* [Supplied information]
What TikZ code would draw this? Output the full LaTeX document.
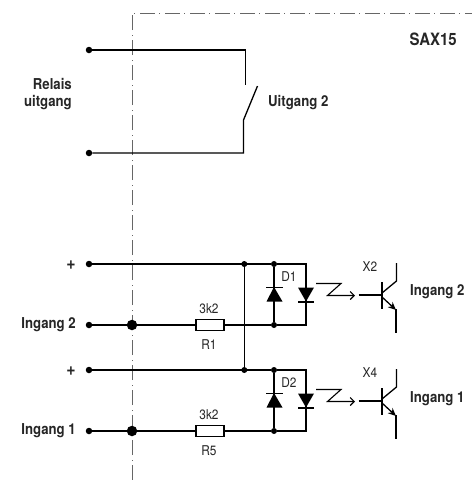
\documentclass[tikz,border=0pt]{standalone}
\usepackage{fontspec}
\usetikzlibrary{arrows.meta}
\setmainfont[FakeStretch=0.88]{TeX Gyre Heros}
\colorlet{ink}{black!85}
\tikzset{
	wire/.style={draw=black,line width=1.3pt,line join=miter},
	frameline/.style={draw=black!60,line width=1pt,dash pattern=on 15pt off 4pt on 1pt off 5pt},
	term/.style={circle,fill=black,inner sep=0pt,minimum size=6.5pt},
	joint/.style={circle,fill=black,inner sep=0pt,minimum size=6pt},
	bigjoint/.style={circle,fill=black,inner sep=0pt,minimum size=10.5pt},
	res/.style={rectangle,draw=black,line width=1.3pt,fill=white,inner sep=0pt,minimum width=28pt,minimum height=11pt},
	lab/.style={font=\bfseries\fontsize{15}{15}\selectfont,text=ink,inner sep=0pt},
	val/.style={font=\fontsize{13.5}{14}\selectfont,text=ink,inner sep=0pt},
	sign/.style={font=\bfseries\fontsize{18}{18}\selectfont,text=ink,inner sep=0pt},
}
\begin{document}
\begin{tikzpicture}[>=stealth,x=1pt,y=-1pt]
	\useasboundingbox (0,0) rectangle (472,480);
	% enclosure
	\coordinate (corner) at (132,13);
	\coordinate (frameend) at (472,13);
	\coordinate (framefoot) at (132,480);
	\draw[frameline] (framefoot) -- (corner) -- (frameend);
	\node[lab,anchor=east,font=\bfseries\fontsize{17}{17}\selectfont] (sax) at (457,39) {SAX15};
	% relay output
	\node[term] (ta) at (89,50) {};
	\node[term] (tb) at (89,153) {};
	\coordinate (sa) at (245.5,85);
	\coordinate (sb) at (243.5,120);
	\coordinate (sc) at (257.5,86);
	\draw[wire] (ta) -- (sa |- ta) -- (sa);
	\draw[wire] (tb) -- (sb |- tb) -- (sb) -- (sc);
	\node[lab,anchor=east] (rel) at (72,84) {Relais};
	\node[lab,anchor=east] (uit) at (72,103) {uitgang};
	\node[lab,anchor=west] (utg) at (268,103) {Uitgang 2};
	% the two inputs
	\foreach \n/\y/\nm/\r/\d/\x/\lx in {2/264/2/1/1/2/292,1/370/1/5/2/4/399}{
		\pgfmathsetmacro{\yb}{\y+61}
		\node[term] (p\n) at (89,\y) {};
		\node[term] (i\n) at (89,\yb) {};
		\node[sign,anchor=center] (plus\n) at (71,\y+1) {+};
		\node[lab,anchor=east] (inp\n) at (76,\yb) {Ingang \nm};
		\node[bigjoint] (b\n) at (132,\yb) {};
		\node[res] (r\n) at (210,\yb) {};
		\node[joint] (ja\n) at (274,\y) {};
		\node[joint] (jb\n) at (274,\yb) {};
		\node[val] (rv\n) at (209,\yb-16) {3k2};
		\node[val] (rn\n) at (209,\yb+20) {R\r};
		\node[val] (dn\n) at (289,\y+12.5) {D\d};
		\node[val] (xn\n) at (370,\y+3) {X\x};
		\node[lab,anchor=west] (out\n) at (410,\lx) {Ingang \nm};
		\coordinate (c\n) at (306,\y);
		\coordinate (e\n) at (306,\yb);
		\draw[wire] (p\n) -- (ja\n) -- (c\n) -- (e\n) -- (jb\n) -- (ja\n);
		\draw[wire] (i\n) -- (b\n) -- (r\n) -- (jb\n);
		% protection diode and led
		\fill (266.5,\y+37.5) -- (282.5,\y+37.5) -- (274,\y+23) -- cycle;
		\draw[wire] (266,\y+23.2) -- (283,\y+23.2);
		\fill (298,\y+23.5) -- (314,\y+23.5) -- (306,\y+37.5) -- cycle;
		\draw[wire] (298,\y+38) -- (314,\y+38);
		% light
		\draw[line width=1.1pt,-{Straight Barb[length=4pt,width=8pt]}] (316,\y+19.5) -- (341,\y+19.5) -- (327.5,\y+31.5) -- (355,\y+31.5);
		% transistor
		\coordinate (base\n) at (382,\y+31);
		\draw[wire] (358.5,\y+31) -- (base\n);
		\draw[wire] (382,\y+18) -- (382,\y+45);
		\draw[wire] (396.5,\y-1) -- (396.5,\y+17) -- (382,\y+29);
		\draw[wire,-{Stealth[length=8pt,width=7pt]}] (382,\y+33) -- (396,\y+46);
		\draw[wire] (396,\y+45) -- (396,\y+69);
	}
	\coordinate (top) at (244.3,264);
	\coordinate (low) at (244.3,370);
	\node[joint] (ca) at (top) {};
	\node[joint] (cb) at (low) {};
	\draw[wire] (ca) -- (cb);
\end{tikzpicture}
\end{document}
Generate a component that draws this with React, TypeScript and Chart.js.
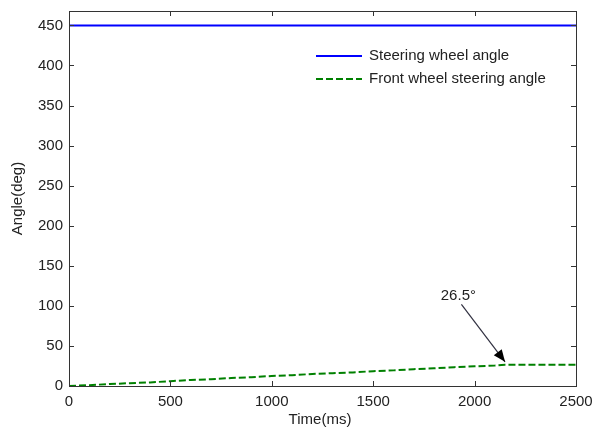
import { useEffect, useRef } from "react";
import { Chart, registerables } from "chart.js";

Chart.register(...registerables);

// Steering wheel input (held constant)
const wheelTime = [0, 2500];
const wheelAngle = [450, 450];

// Resulting front wheel steering angle
const frontTime = [0, 100, 200, 300, 400, 500, 600, 700, 800, 900, 1000, 1100, 1200, 1300, 1400, 1500, 1600, 1700, 1800, 1900, 2000, 2100, 2150, 2300, 2500];
const frontAngle = [0, 1, 2.5, 3.5, 4.5, 6, 7.5, 8.5, 10, 11, 12.5, 13.5, 15, 16, 17, 18.5, 19.5, 21, 22, 23.5, 24.5, 25.5, 26.5, 26.5, 26.5];

const xTicks = [0, 500, 1000, 1500, 2000, 2500];
const yTicks = [0, 50, 100, 150, 200, 250, 300, 350, 400, 450];

const seriesNames = ["Steering wheel angle", "Front wheel steering angle"];
const peakTime = 2150;
const peakValue = 26.5;
const peakLabel = "26.5°";

const FONT = "'Liberation Sans', Arial, sans-serif";
const FONT_SIZE = 15;
const AXIS = "#333333";
const TEXT = "#222222";
const BLUE = "#0000ff";
const GREEN = "#008000";
const DASH = [7, 3];

const framePlugin = {
  id: "frame",
  afterDraw(chart: any) {
    const { ctx, chartArea: a, scales } = chart;
    const xs = scales.x;
    const ys = scales.y;
    ctx.save();

    // axes box
    ctx.strokeStyle = AXIS;
    ctx.lineWidth = 1;
    ctx.strokeRect(Math.round(a.left) + 0.5, Math.round(a.top) + 0.5, Math.round(a.right - a.left), Math.round(a.bottom - a.top));

    // inward ticks on all four sides
    const tl = 5;
    ctx.beginPath();
    for (const v of xTicks) {
      const px = Math.round(xs.getPixelForValue(v)) + 0.5;
      ctx.moveTo(px, a.bottom);
      ctx.lineTo(px, a.bottom - tl);
      ctx.moveTo(px, a.top);
      ctx.lineTo(px, a.top + tl);
    }
    for (const v of yTicks) {
      const py = Math.round(ys.getPixelForValue(v)) + 0.5;
      ctx.moveTo(a.left, py);
      ctx.lineTo(a.left + tl, py);
      ctx.moveTo(a.right, py);
      ctx.lineTo(a.right - tl, py);
    }
    ctx.stroke();

    // axis titles
    ctx.fillStyle = TEXT;
    ctx.font = `${FONT_SIZE}px ${FONT}`;
    ctx.textAlign = "center";
    ctx.textBaseline = "middle";
    ctx.fillText("Time(ms)", 320, 420);
    ctx.save();
    ctx.translate(18, (a.top + a.bottom) / 2);
    ctx.rotate(-Math.PI / 2);
    ctx.fillText("Angle(deg)", 0, 0);
    ctx.restore();

    // legend
    const lx0 = 316;
    const lx1 = 362;
    const rows = [
      { y: 56, color: BLUE, dash: [] as number[] },
      { y: 79, color: GREEN, dash: DASH },
    ];
    ctx.textAlign = "left";
    rows.forEach((r, i) => {
      ctx.beginPath();
      ctx.setLineDash(r.dash);
      ctx.strokeStyle = r.color;
      ctx.lineWidth = 2;
      ctx.moveTo(lx0, r.y);
      ctx.lineTo(lx1, r.y);
      ctx.stroke();
      ctx.setLineDash([]);
      ctx.fillStyle = TEXT;
      ctx.fillText(seriesNames[i], 369, r.y);
    });

    // annotation arrow pointing at the settled value
    const tipX = xs.getPixelForValue(peakTime);
    const tipY = ys.getPixelForValue(peakValue) - 3;
    const sx = xs.getPixelForValue(1935);
    const sy = ys.getPixelForValue(102);
    ctx.strokeStyle = "#303040";
    ctx.fillStyle = "#000";
    ctx.lineWidth = 1.2;
    ctx.beginPath();
    ctx.moveTo(sx, sy);
    ctx.lineTo(tipX, tipY);
    ctx.stroke();
    const ang = Math.atan2(tipY - sy, tipX - sx);
    const hl = 12;
    const hw = 5;
    const bx = tipX - hl * Math.cos(ang);
    const by = tipY - hl * Math.sin(ang);
    ctx.beginPath();
    ctx.moveTo(tipX, tipY);
    ctx.lineTo(bx + hw * Math.sin(ang), by - hw * Math.cos(ang));
    ctx.lineTo(bx - hw * Math.sin(ang), by + hw * Math.cos(ang));
    ctx.closePath();
    ctx.fill();

    ctx.fillStyle = TEXT;
    ctx.textAlign = "center";
    ctx.fillText(peakLabel, xs.getPixelForValue(1920), ys.getPixelForValue(113));

    ctx.restore();
  },
};

export default function App() {
  const ref = useRef<HTMLCanvasElement>(null);

  useEffect(() => {
    document.body.style.margin = "0";
    const canvas = ref.current;
    if (!canvas) return;
    const chart = new Chart(canvas, {
      type: "line",
      data: {
        datasets: [
          {
            label: seriesNames[0],
            data: wheelTime.map((t, i) => ({ x: t, y: wheelAngle[i] })),
            borderColor: BLUE,
            borderWidth: 2,
            pointRadius: 0,
            tension: 0,
          },
          {
            label: seriesNames[1],
            data: frontTime.map((t, i) => ({ x: t, y: frontAngle[i] })),
            borderColor: GREEN,
            borderWidth: 2,
            borderDash: DASH,
            pointRadius: 0,
            tension: 0,
          },
        ],
      },
      options: {
        animation: false,
        responsive: false,
        maintainAspectRatio: false,
        layout: { padding: { top: 11, right: 24, left: 0, bottom: 0 } },
        plugins: { legend: { display: false }, tooltip: { enabled: false } },
        scales: {
          x: {
            type: "linear",
            min: 0,
            max: 2500,
            grid: { display: false, drawTicks: false },
            border: { display: false },
            afterFit: (s: any) => {
              s.height = 44;
              s.paddingLeft = 0;
              s.paddingRight = 0;
            },
            afterBuildTicks: (s: any) => {
              s.ticks = xTicks.map((v) => ({ value: v }));
            },
            ticks: {
              padding: 7,
              color: TEXT,
              maxRotation: 0,
              autoSkip: false,
              callback: (v: any) => String(v),
              font: { family: FONT, size: FONT_SIZE },
            },
          },
          y: {
            type: "linear",
            min: 0,
            max: 468,
            grid: { display: false, drawTicks: false },
            border: { display: false },
            afterFit: (s: any) => {
              s.width = 69;
              s.paddingTop = 0;
              s.paddingBottom = 0;
            },
            afterBuildTicks: (s: any) => {
              s.ticks = yTicks.map((v) => ({ value: v }));
            },
            ticks: {
              padding: 6,
              color: TEXT,
              autoSkip: false,
              callback: (v: any) => String(v),
              font: { family: FONT, size: FONT_SIZE },
            },
          },
        },
      },
      plugins: [framePlugin],
    });
    return () => chart.destroy();
  }, []);

  return <canvas ref={ref} width={600} height={430} style={{ display: "block" }} />;
}
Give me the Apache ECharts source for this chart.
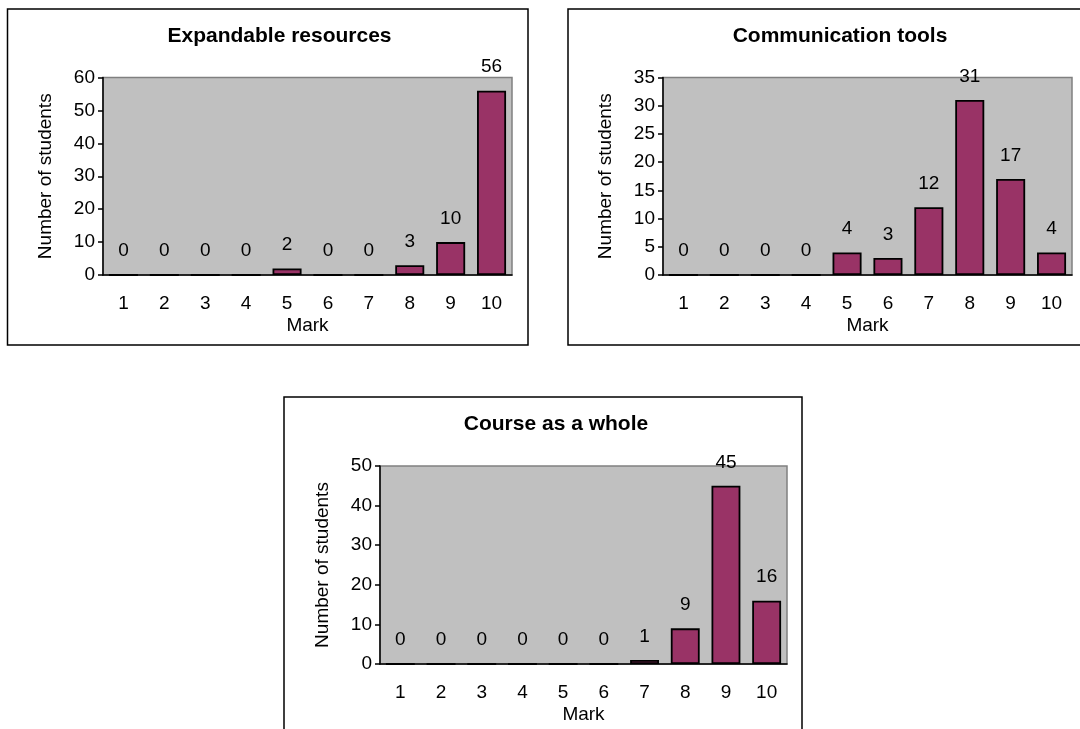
<!DOCTYPE html>
<html>
<head>
<meta charset="utf-8">
<script src="https://cdn.jsdelivr.net/npm/echarts@6/dist/echarts.min.js"></script>
<style>
  html, body { margin: 0; padding: 0; background: #fff; }
  #chart { width: 1080px; height: 729px; }
</style>
</head>
<body>
<div id="chart"></div>
<script>
// marks 1..10
const marks = ['1', '2', '3', '4', '5', '6', '7', '8', '9', '10'];

const expandable = [0, 0, 0, 0, 2, 0, 0, 3, 10, 56];
const communication = [0, 0, 0, 0, 4, 3, 12, 31, 17, 4];
const courseWhole = [0, 0, 0, 0, 0, 0, 1, 9, 45, 16];

const titles = ['Expandable resources', 'Communication tools', 'Course as a whole'];
const yMax = [60, 35, 50];
const yStep = [10, 5, 10];

const FONT = "'Liberation Sans', Arial, sans-serif";

// panel boxes (outer frame) and plot areas
const boxes = [
  { x: 7.5, y: 9, w: 520.5, h: 336 },
  { x: 568, y: 9, w: 520, h: 336 },
  { x: 284, y: 397, w: 518, h: 336 }
];
const grids = [
  { left: 103, top: 77.5, width: 409, height: 197.5 },
  { left: 663, top: 77.5, width: 409, height: 197.5 },
  { left: 380, top: 466, width: 407, height: 198 }
];
const seriesData = [expandable, communication, courseWhole];

let chart = echarts.init(document.getElementById('chart'));

let graphic = [];
let xAxis = [];
let yAxis = [];
let series = [];

boxes.forEach(function (b, i) {
  graphic.push({
    type: 'rect',
    shape: { x: b.x, y: b.y, width: b.w, height: b.h },
    style: { fill: 'none', stroke: '#000', lineWidth: 1.5 }
  });
  graphic.push({
    type: 'text',
    x: b.x + 272,
    y: b.y + 27,
    style: {
      text: titles[i],
      font: 'bold 21px ' + FONT,
      fill: '#000',
      align: 'center',
      verticalAlign: 'middle'
    }
  });
});

let gridOpts = grids.map(function (g) {
  return {
    left: g.left, top: g.top, width: g.width, height: g.height,
    show: true,
    backgroundColor: '#c0c0c0',
    borderColor: '#808080',
    borderWidth: 1.5
  };
});

for (let i = 0; i < 3; i++) {
  xAxis.push({
    type: 'category',
    gridIndex: i,
    data: marks,
    name: 'Mark',
    nameLocation: 'middle',
    nameGap: 41,
    nameTextStyle: { fontFamily: FONT, fontSize: 19, color: '#000' },
    axisLine: { lineStyle: { color: '#000', width: 1.5 } },
    axisTick: { show: false },
    axisLabel: { fontFamily: FONT, fontSize: 19, color: '#000', margin: 19 }
  });
  yAxis.push({
    type: 'value',
    gridIndex: i,
    min: 0,
    max: yMax[i],
    interval: yStep[i],
    name: 'Number of students',
    nameLocation: 'middle',
    nameGap: 48,
    nameTextStyle: { fontFamily: FONT, fontSize: 19, color: '#000' },
    splitLine: { show: false },
    axisLine: { show: true, lineStyle: { color: '#000', width: 1.5 } },
    axisTick: { show: true, length: 5, lineStyle: { color: '#000', width: 1.5 } },
    axisLabel: { fontFamily: FONT, fontSize: 19, color: '#000', margin: 8 }
  });
  series.push({
    type: 'bar',
    xAxisIndex: i,
    yAxisIndex: i,
    data: seriesData[i],
    barWidth: '71%',
    itemStyle: { color: '#993366', borderColor: '#000', borderWidth: 1.8 },
    label: {
      show: true,
      position: 'top',
      distance: 14,
      fontFamily: FONT,
      fontSize: 19,
      color: '#000'
    }
  });
}

let option = {
  animation: false,
  backgroundColor: '#fff',
  graphic: graphic,
  grid: gridOpts,
  xAxis: xAxis,
  yAxis: yAxis,
  series: series
};
chart.setOption(option);
</script>
</body>
</html>
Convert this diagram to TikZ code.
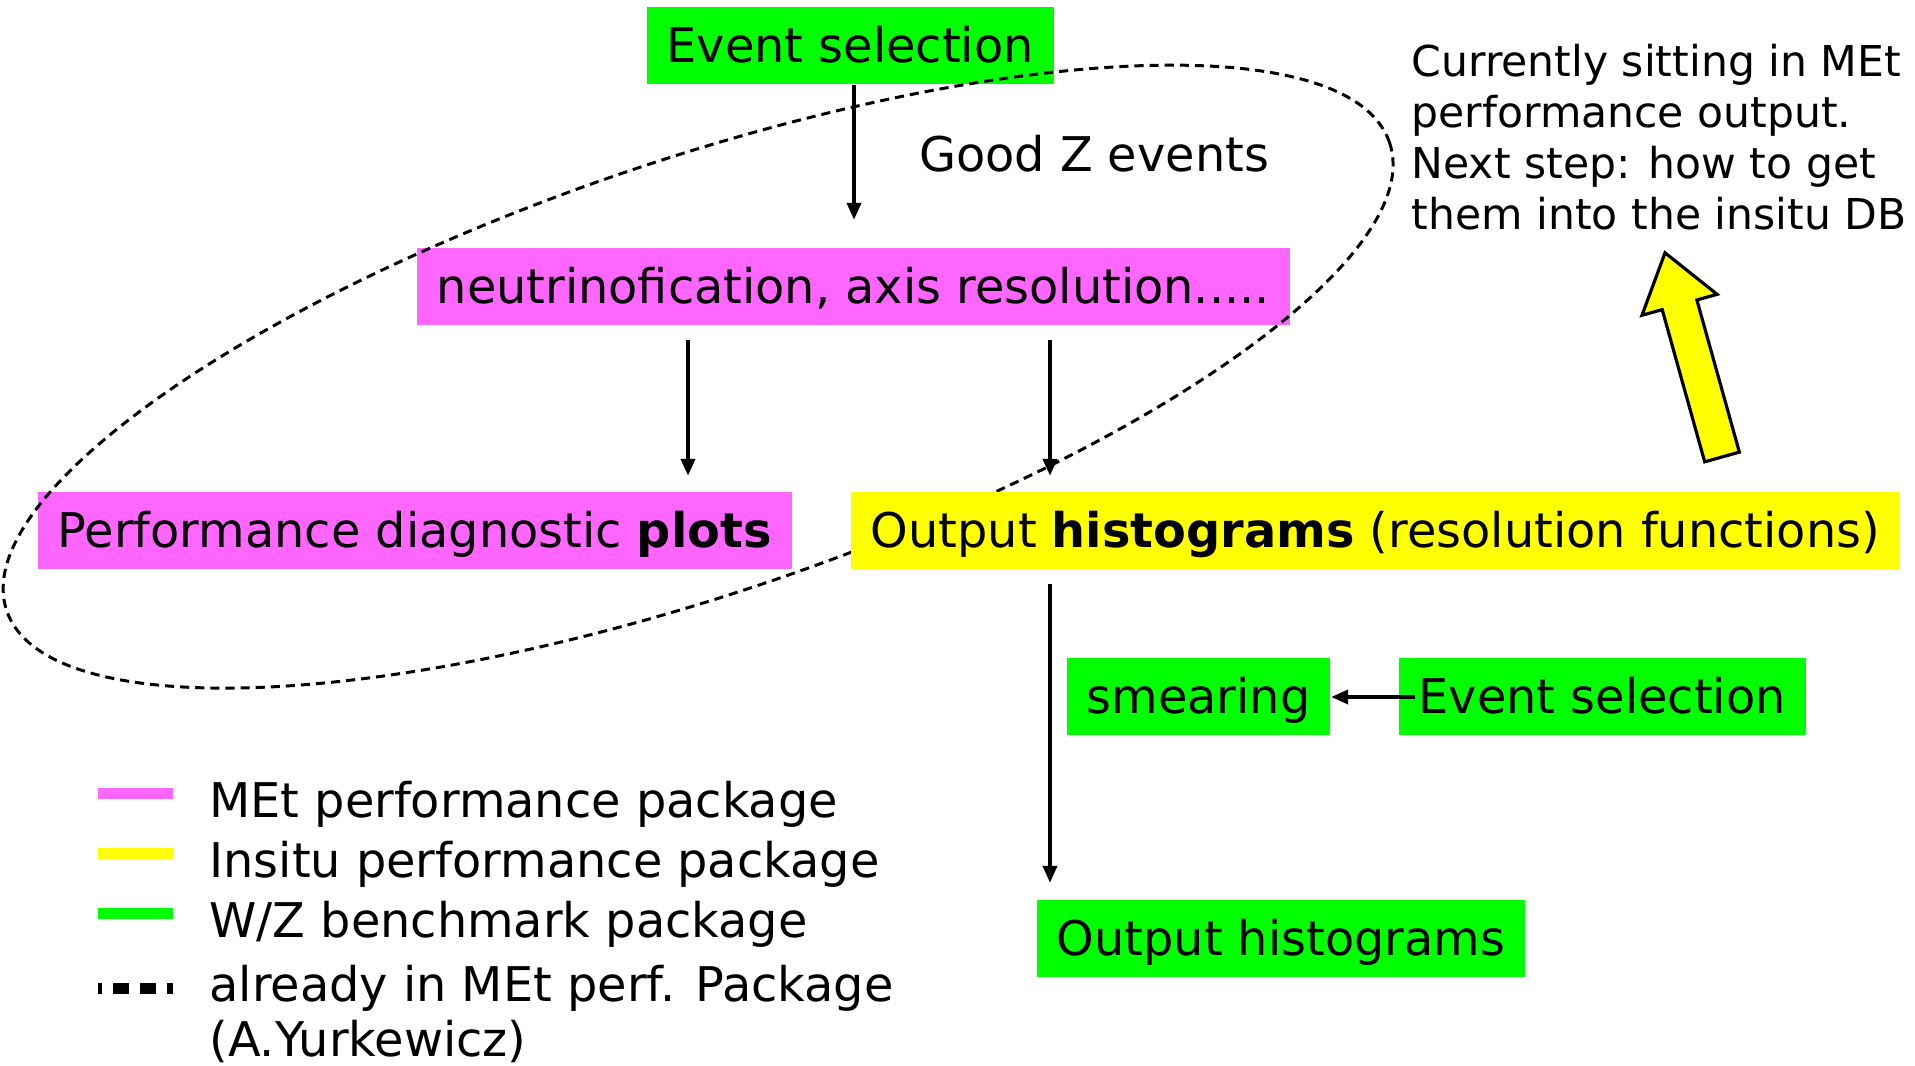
\documentclass[tikz,border=0pt]{standalone}
\usepackage{fontspec}
\setmainfont{DejaVu Sans}
\usetikzlibrary{arrows.meta}

\begin{document}
\begin{tikzpicture}[
    font=\fontsize{13.6}{16}\selectfont,
    box/.style={anchor=west, inner xsep=0.2cm, inner ysep=0.1cm, minimum height=0.77cm, text height=0.34cm, text depth=0cm},
    flow/.style={-{Triangle[length=1.7mm,width=1.4mm]}, line width=1.1pt},
]
    \definecolor{pkg_met}{HTML}{FF66FF}
    \definecolor{pkg_insitu}{HTML}{FFFF00}
    \definecolor{pkg_wz}{HTML}{00FF00}
    %\draw[help lines] (0,0) grid (19,10);
    \useasboundingbox (0,0) rectangle (19.15,10.66);

    \node[box, fill=pkg_wz] (evsel1) at (6.46,10.20) {Event selection};
    \node[box, fill=pkg_met] (neutrino) at (4.16,7.79) {neutrinofication, axis resolution.....};
    \node[box, fill=pkg_met] (perf) at (0.37,5.35) {Performance diagnostic \textbf{plots}};

    % already in MEt perf. package (over green/pink, under yellow)
    \draw[dash pattern=on 2.6pt off 1.7pt, line width=0.85pt, rotate around={18.7:(7.00,6.90)}]
        (6.98,6.90) ellipse [x radius=7.30, y radius=2.17];

    \node[box, fill=pkg_insitu] (histo) at (8.50,5.35) {Output \textbf{histograms} (resolution functions)};
    \node[box, fill=pkg_wz] (smear) at (10.66,3.69) {smearing};
    \node[box, fill=pkg_wz] (evsel2) at (13.98,3.69) {Event selection};
    \node[box, fill=pkg_wz] (output2) at (10.36,1.27) {Output histograms};

    \node[anchor=base] (goodz) at (10.94,8.94) {Good Z events};

    \coordinate (col1) at (8.54,0);
    \coordinate (col2) at (6.88,0);
    \coordinate (col3) at (10.50,0);
    \draw[flow, shorten >=0.28cm] (evsel1.south -| col1) -- (neutrino.north -| col1);
    \draw[flow, shorten <=0.14cm, shorten >=0.16cm] (neutrino.south -| col2) -- (perf.north -| col2);
    \draw[flow, shorten <=0.14cm, shorten >=0.16cm] (neutrino.south -| col3) -- (histo.north -| col3);
    \draw[flow, shorten <=0.14cm, shorten >=0.17cm] (histo.south -| col3) -- (output2.north -| col3);
    \draw[flow, shorten <=-0.17cm] (evsel2.west) -- (smear.east);

    \node[anchor=north west, align=left, inner sep=0pt, font=\fontsize{12.1}{14.5}\selectfont] (note) at (14.11,10.22)
        {Currently sitting in MEt\\performance output.\\Next step: how to get\\them into the insitu DB};

    \begin{scope}[shift={(17.22,6.09)}, rotate=105.6]
        \filldraw[fill=pkg_insitu, line width=0.9pt] (0,-0.18) -- (1.58,-0.18) -- (1.58,-0.39) -- (2.12,0)
            -- (1.58,0.39) -- (1.58,0.18) -- (0,0.18) -- cycle;
    \end{scope}

    % legend
    \foreach \col/\yy/\txt [count=\i] in {pkg_met/2.72/MEt performance package,
            pkg_insitu/2.12/Insitu performance package, pkg_wz/1.52/{W/Z benchmark package}} {
        \fill[\col] (0.98,\yy-0.055) rectangle (1.73,\yy+0.055);
        \node[anchor=base west] (leg\i) at (1.97,\yy-0.24) {\txt};
    }
    \draw[line width=0.11cm, dash pattern=on 0.16cm off 0.11cm, dash phase=0.12cm] (0.98,0.77) -- (1.73,0.77);
    \node[anchor=base west, align=left, font=\fontsize{13.6}{15.7}\selectfont] (leg4) at (1.97,0.09)
        {already in MEt perf. Package\\(A.Yurkewicz)};

\end{tikzpicture}
\end{document}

* [Challenge] Across the data above, how many lines include the word "code"? Give only the count.

* [Correct output] 2